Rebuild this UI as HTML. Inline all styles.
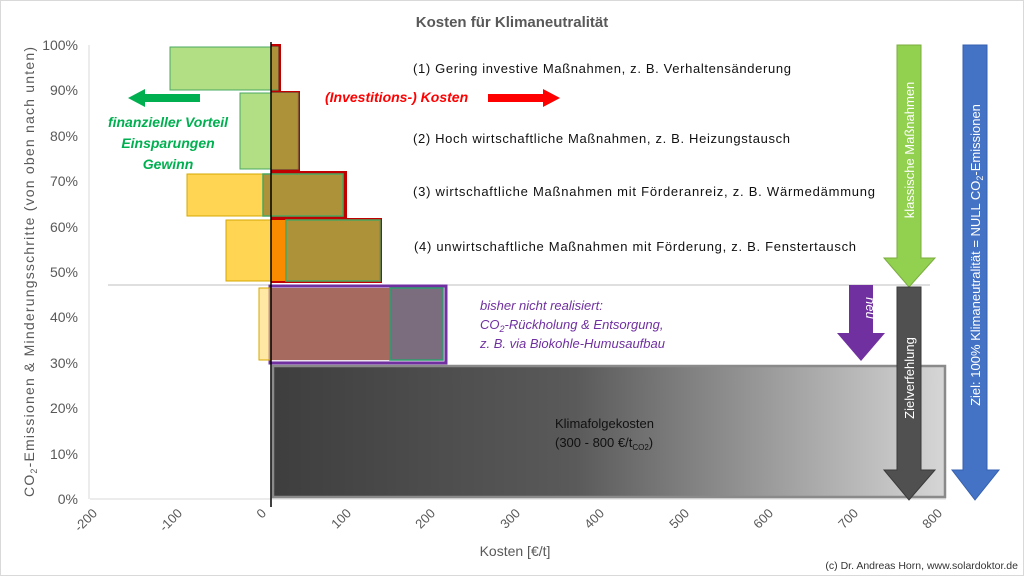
<!DOCTYPE html>
<html><head><meta charset="utf-8"><style>
html,body{margin:0;padding:0;background:#fff}
svg{display:block;font-family:"Liberation Sans",sans-serif}
</style></head><body>
<svg width="1024" height="576" viewBox="0 0 1024 576" xmlns="http://www.w3.org/2000/svg">
<defs>
<linearGradient id="g" x1="0" x2="1" y1="0" y2="0">
<stop offset="0" stop-color="#3e3e3e"/><stop offset="0.45" stop-color="#5a5a5a"/><stop offset="1" stop-color="#d6d6d6"/>
</linearGradient>
</defs>
<rect x="0.5" y="0.5" width="1023" height="575" fill="#fff" stroke="#d9d9d9"/>
<text x="512" y="27" text-anchor="middle" font-size="15" font-weight="bold" fill="#595959">Kosten für Klimaneutralität</text>
<line x1="90" y1="499" x2="946" y2="499" stroke="#d9d9d9"/>
<line x1="89" y1="45" x2="89" y2="499" stroke="#d9d9d9"/>
<line x1="108" y1="285" x2="930" y2="285" stroke="#bfbfbf"/>
<g font-size="14" fill="#595959" text-anchor="end">
<text x="78" y="50">100%</text><text x="78" y="95">90%</text><text x="78" y="141">80%</text>
<text x="78" y="186">70%</text><text x="78" y="232">60%</text><text x="78" y="277">50%</text>
<text x="78" y="322">40%</text><text x="78" y="368">30%</text><text x="78" y="413">20%</text>
<text x="78" y="459">10%</text><text x="78" y="504">0%</text>
</g>
<text transform="translate(34,272) rotate(-90)" text-anchor="middle" font-size="14" fill="#595959" textLength="450">CO<tspan font-size="9" dy="3">2</tspan><tspan dy="-3">-Emissionen &amp; Minderungsschritte  (von oben nach unten)</tspan></text>
<g font-size="13" fill="#595959" text-anchor="end">
<text transform="translate(98,514) rotate(-45)">-200</text>
<text transform="translate(183,514) rotate(-45)">-100</text>
<text transform="translate(267,514) rotate(-45)">0</text>
<text transform="translate(352,514) rotate(-45)">100</text>
<text transform="translate(436,514) rotate(-45)">200</text>
<text transform="translate(521,514) rotate(-45)">300</text>
<text transform="translate(605,514) rotate(-45)">400</text>
<text transform="translate(690,514) rotate(-45)">500</text>
<text transform="translate(774,514) rotate(-45)">600</text>
<text transform="translate(859,514) rotate(-45)">700</text>
<text transform="translate(943,514) rotate(-45)">800</text>
</g>
<text x="515" y="556" text-anchor="middle" font-size="14" fill="#595959">Kosten [€/t]</text>
<text x="1018" y="569" text-anchor="end" font-size="10.5" fill="#333">(c) Dr. Andreas Horn, www.solardoktor.de</text>

<rect x="273" y="366" width="672" height="131" fill="url(#g)" stroke="#8a8a8a" stroke-width="2.5"/>
<text x="555" y="428" font-size="13" fill="#111">Klimafolgekosten</text>
<text x="555" y="447" font-size="13" fill="#111">(300 - 800 €/t<tspan font-size="8" dy="3">CO2</tspan><tspan dy="-3">)</tspan></text>

<rect x="270" y="286" width="176" height="77" fill="#7a3f98" fill-opacity="0.15" stroke="#7030a0" stroke-width="3"/>
<rect x="259" y="288" width="12" height="72" fill="#ffd966" fill-opacity="0.6" stroke="#d6a800"/>
<rect x="271" y="288" width="119" height="72" fill="#a66a5e"/>
<rect x="390" y="288" width="53" height="72" fill="#7b6c7e" stroke="#2e9e6e" stroke-width="1.5"/>
<g font-size="13" font-style="italic" fill="#7030a0">
<text x="480" y="310">bisher nicht realisiert:</text>
<text x="480" y="329">CO<tspan font-size="9" dy="3">2</tspan><tspan dy="-3">-Rückholung &amp; Entsorgung,</tspan></text>
<text x="480" y="348">z. B. via Biokohle-Humusaufbau</text>
</g>

<rect x="271" y="218" width="111" height="65" fill="#c00000"/>
<rect x="226" y="220" width="45" height="61" fill="#ffd040" fill-opacity="0.9" stroke="#d6a800"/>
<rect x="271" y="220" width="15" height="61" fill="#f88b00"/>
<rect x="286" y="220" width="94" height="61" fill="#ae923a" stroke="#4aa860" stroke-width="1.5"/>
<rect x="271" y="171" width="76" height="47" fill="#c00000"/>
<rect x="187" y="174" width="76" height="42" fill="#ffd040" fill-opacity="0.9" stroke="#d6a800"/>
<rect x="263" y="174" width="80" height="42" fill="#ae923a" stroke="#4aa860" stroke-width="1.5"/>
<rect x="271" y="91" width="29" height="80" fill="#c00000"/>
<rect x="240" y="93" width="58" height="76" fill="#92d050" fill-opacity="0.7" stroke="#4aa860"/>
<rect x="271" y="93" width="26" height="76" fill="#ae923a" fill-opacity="0.95"/>
<rect x="271" y="44" width="10" height="47" fill="#c00000"/>
<rect x="170" y="47" width="108" height="43" fill="#92d050" fill-opacity="0.7" stroke="#4aa860"/>
<rect x="271" y="47" width="7" height="42" fill="#ae923a" fill-opacity="0.95"/>
<line x1="271" y1="42" x2="271" y2="507" stroke="#000" stroke-width="1.5"/>

<text x="325" y="102" font-size="14" font-weight="bold" font-style="italic" fill="#ff0000">(Investitions-)  Kosten</text>
<polygon points="488,94 543,94 543,89 560,98 543,107 543,102 488,102" fill="#ff0000"/>
<polygon points="200,94 145,94 145,89 128,98 145,107 145,102 200,102" fill="#00b050"/>
<g font-size="14" font-weight="bold" font-style="italic" fill="#00b050" text-anchor="middle">
<text x="168" y="127">finanzieller  Vorteil</text>
<text x="168" y="148">Einsparungen</text>
<text x="168" y="169">Gewinn</text>
</g>

<g font-size="13" fill="#111">
<text x="413" y="73" textLength="378">(1) Gering investive Maßnahmen, z. B. Verhaltensänderung</text>
<text x="413" y="143" textLength="377">(2) Hoch wirtschaftliche Maßnahmen, z. B. Heizungstausch</text>
<text x="413" y="196" textLength="462">(3) wirtschaftliche Maßnahmen mit Förderanreiz, z. B. Wärmedämmung</text>
<text x="414" y="251" textLength="442">(4) unwirtschaftliche Maßnahmen mit Förderung, z. B. Fenstertausch</text>
</g>

<polygon points="897,45 921,45 921,258 935,258 909,287 884,258 897,258" fill="#92d050" stroke="#7aad3e"/>
<text transform="translate(914,150) rotate(-90)" text-anchor="middle" font-size="13" fill="#fff">klassische Maßnahmen</text>
<polygon points="897,287 921,287 921,470 935,470 909,500 884,470 897,470" fill="#505050" stroke="#3a3a3a"/>
<text transform="translate(914,378) rotate(-90)" text-anchor="middle" font-size="13" fill="#fff">Zielverfehlung</text>
<polygon points="849,285 873,285 873,333 885,333 861,361 837,333 849,333" fill="#7030a0"/>
<text transform="translate(866,308) rotate(90)" text-anchor="middle" font-size="13" font-style="italic" fill="#fff">neu</text>
<polygon points="963,45 987,45 987,470 999,470 975,500 952,470 963,470" fill="#4472c4" stroke="#3560b0"/>
<text transform="translate(980,255) rotate(-90)" text-anchor="middle" font-size="13" fill="#fff">Ziel: 100% Klimaneutralität = NULL CO<tspan font-size="9" dy="3">2</tspan><tspan dy="-3">-Emissionen</tspan></text>
</svg>
</body></html>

☆ ☆ ☆

» **STATED EXERCISE**: Copy the material shown above in full and exactly. Skip the pictures.

» **PROBLEM SOLUTION**:
Rebuild this UI as HTML. Inline all styles.
<!DOCTYPE html>
<html><head><meta charset="utf-8"><style>
html,body{margin:0;padding:0;background:#fff}
svg{display:block;font-family:"Liberation Sans",sans-serif}
</style></head><body>
<svg width="1024" height="576" viewBox="0 0 1024 576" xmlns="http://www.w3.org/2000/svg">
<defs>
<linearGradient id="g" x1="0" x2="1" y1="0" y2="0">
<stop offset="0" stop-color="#3e3e3e"/><stop offset="0.45" stop-color="#5a5a5a"/><stop offset="1" stop-color="#d6d6d6"/>
</linearGradient>
</defs>
<rect x="0.5" y="0.5" width="1023" height="575" fill="#fff" stroke="#d9d9d9"/>
<text x="512" y="27" text-anchor="middle" font-size="15" font-weight="bold" fill="#595959">Kosten für Klimaneutralität</text>
<line x1="90" y1="499" x2="946" y2="499" stroke="#d9d9d9"/>
<line x1="89" y1="45" x2="89" y2="499" stroke="#d9d9d9"/>
<line x1="108" y1="285" x2="930" y2="285" stroke="#bfbfbf"/>
<g font-size="14" fill="#595959" text-anchor="end">
<text x="78" y="50">100%</text><text x="78" y="95">90%</text><text x="78" y="141">80%</text>
<text x="78" y="186">70%</text><text x="78" y="232">60%</text><text x="78" y="277">50%</text>
<text x="78" y="322">40%</text><text x="78" y="368">30%</text><text x="78" y="413">20%</text>
<text x="78" y="459">10%</text><text x="78" y="504">0%</text>
</g>
<text transform="translate(34,272) rotate(-90)" text-anchor="middle" font-size="14" fill="#595959" textLength="450">CO<tspan font-size="9" dy="3">2</tspan><tspan dy="-3">-Emissionen &amp; Minderungsschritte  (von oben nach unten)</tspan></text>
<g font-size="13" fill="#595959" text-anchor="end">
<text transform="translate(98,514) rotate(-45)">-200</text>
<text transform="translate(183,514) rotate(-45)">-100</text>
<text transform="translate(267,514) rotate(-45)">0</text>
<text transform="translate(352,514) rotate(-45)">100</text>
<text transform="translate(436,514) rotate(-45)">200</text>
<text transform="translate(521,514) rotate(-45)">300</text>
<text transform="translate(605,514) rotate(-45)">400</text>
<text transform="translate(690,514) rotate(-45)">500</text>
<text transform="translate(774,514) rotate(-45)">600</text>
<text transform="translate(859,514) rotate(-45)">700</text>
<text transform="translate(943,514) rotate(-45)">800</text>
</g>
<text x="515" y="556" text-anchor="middle" font-size="14" fill="#595959">Kosten [€/t]</text>
<text x="1018" y="569" text-anchor="end" font-size="10.5" fill="#333">(c) Dr. Andreas Horn, www.solardoktor.de</text>

<rect x="273" y="366" width="672" height="131" fill="url(#g)" stroke="#8a8a8a" stroke-width="2.5"/>
<text x="555" y="428" font-size="13" fill="#111">Klimafolgekosten</text>
<text x="555" y="447" font-size="13" fill="#111">(300 - 800 €/t<tspan font-size="8" dy="3">CO2</tspan><tspan dy="-3">)</tspan></text>

<rect x="270" y="286" width="176" height="77" fill="#7a3f98" fill-opacity="0.15" stroke="#7030a0" stroke-width="3"/>
<rect x="259" y="288" width="12" height="72" fill="#ffd966" fill-opacity="0.6" stroke="#d6a800"/>
<rect x="271" y="288" width="119" height="72" fill="#a66a5e"/>
<rect x="390" y="288" width="53" height="72" fill="#7b6c7e" stroke="#2e9e6e" stroke-width="1.5"/>
<g font-size="13" font-style="italic" fill="#7030a0">
<text x="480" y="310">bisher nicht realisiert:</text>
<text x="480" y="329">CO<tspan font-size="9" dy="3">2</tspan><tspan dy="-3">-Rückholung &amp; Entsorgung,</tspan></text>
<text x="480" y="348">z. B. via Biokohle-Humusaufbau</text>
</g>

<rect x="271" y="218" width="111" height="65" fill="#c00000"/>
<rect x="226" y="220" width="45" height="61" fill="#ffd040" fill-opacity="0.9" stroke="#d6a800"/>
<rect x="271" y="220" width="15" height="61" fill="#f88b00"/>
<rect x="286" y="220" width="94" height="61" fill="#ae923a" stroke="#4aa860" stroke-width="1.5"/>
<rect x="271" y="171" width="76" height="47" fill="#c00000"/>
<rect x="187" y="174" width="76" height="42" fill="#ffd040" fill-opacity="0.9" stroke="#d6a800"/>
<rect x="263" y="174" width="80" height="42" fill="#ae923a" stroke="#4aa860" stroke-width="1.5"/>
<rect x="271" y="91" width="29" height="80" fill="#c00000"/>
<rect x="240" y="93" width="58" height="76" fill="#92d050" fill-opacity="0.7" stroke="#4aa860"/>
<rect x="271" y="93" width="26" height="76" fill="#ae923a" fill-opacity="0.95"/>
<rect x="271" y="44" width="10" height="47" fill="#c00000"/>
<rect x="170" y="47" width="108" height="43" fill="#92d050" fill-opacity="0.7" stroke="#4aa860"/>
<rect x="271" y="47" width="7" height="42" fill="#ae923a" fill-opacity="0.95"/>
<line x1="271" y1="42" x2="271" y2="507" stroke="#000" stroke-width="1.5"/>

<text x="325" y="102" font-size="14" font-weight="bold" font-style="italic" fill="#ff0000">(Investitions-)  Kosten</text>
<polygon points="488,94 543,94 543,89 560,98 543,107 543,102 488,102" fill="#ff0000"/>
<polygon points="200,94 145,94 145,89 128,98 145,107 145,102 200,102" fill="#00b050"/>
<g font-size="14" font-weight="bold" font-style="italic" fill="#00b050" text-anchor="middle">
<text x="168" y="127">finanzieller  Vorteil</text>
<text x="168" y="148">Einsparungen</text>
<text x="168" y="169">Gewinn</text>
</g>

<g font-size="13" fill="#111">
<text x="413" y="73" textLength="378">(1) Gering investive Maßnahmen, z. B. Verhaltensänderung</text>
<text x="413" y="143" textLength="377">(2) Hoch wirtschaftliche Maßnahmen, z. B. Heizungstausch</text>
<text x="413" y="196" textLength="462">(3) wirtschaftliche Maßnahmen mit Förderanreiz, z. B. Wärmedämmung</text>
<text x="414" y="251" textLength="442">(4) unwirtschaftliche Maßnahmen mit Förderung, z. B. Fenstertausch</text>
</g>

<polygon points="897,45 921,45 921,258 935,258 909,287 884,258 897,258" fill="#92d050" stroke="#7aad3e"/>
<text transform="translate(914,150) rotate(-90)" text-anchor="middle" font-size="13" fill="#fff">klassische Maßnahmen</text>
<polygon points="897,287 921,287 921,470 935,470 909,500 884,470 897,470" fill="#505050" stroke="#3a3a3a"/>
<text transform="translate(914,378) rotate(-90)" text-anchor="middle" font-size="13" fill="#fff">Zielverfehlung</text>
<polygon points="849,285 873,285 873,333 885,333 861,361 837,333 849,333" fill="#7030a0"/>
<text transform="translate(866,308) rotate(90)" text-anchor="middle" font-size="13" font-style="italic" fill="#fff">neu</text>
<polygon points="963,45 987,45 987,470 999,470 975,500 952,470 963,470" fill="#4472c4" stroke="#3560b0"/>
<text transform="translate(980,255) rotate(-90)" text-anchor="middle" font-size="13" fill="#fff">Ziel: 100% Klimaneutralität = NULL CO<tspan font-size="9" dy="3">2</tspan><tspan dy="-3">-Emissionen</tspan></text>
</svg>
</body></html>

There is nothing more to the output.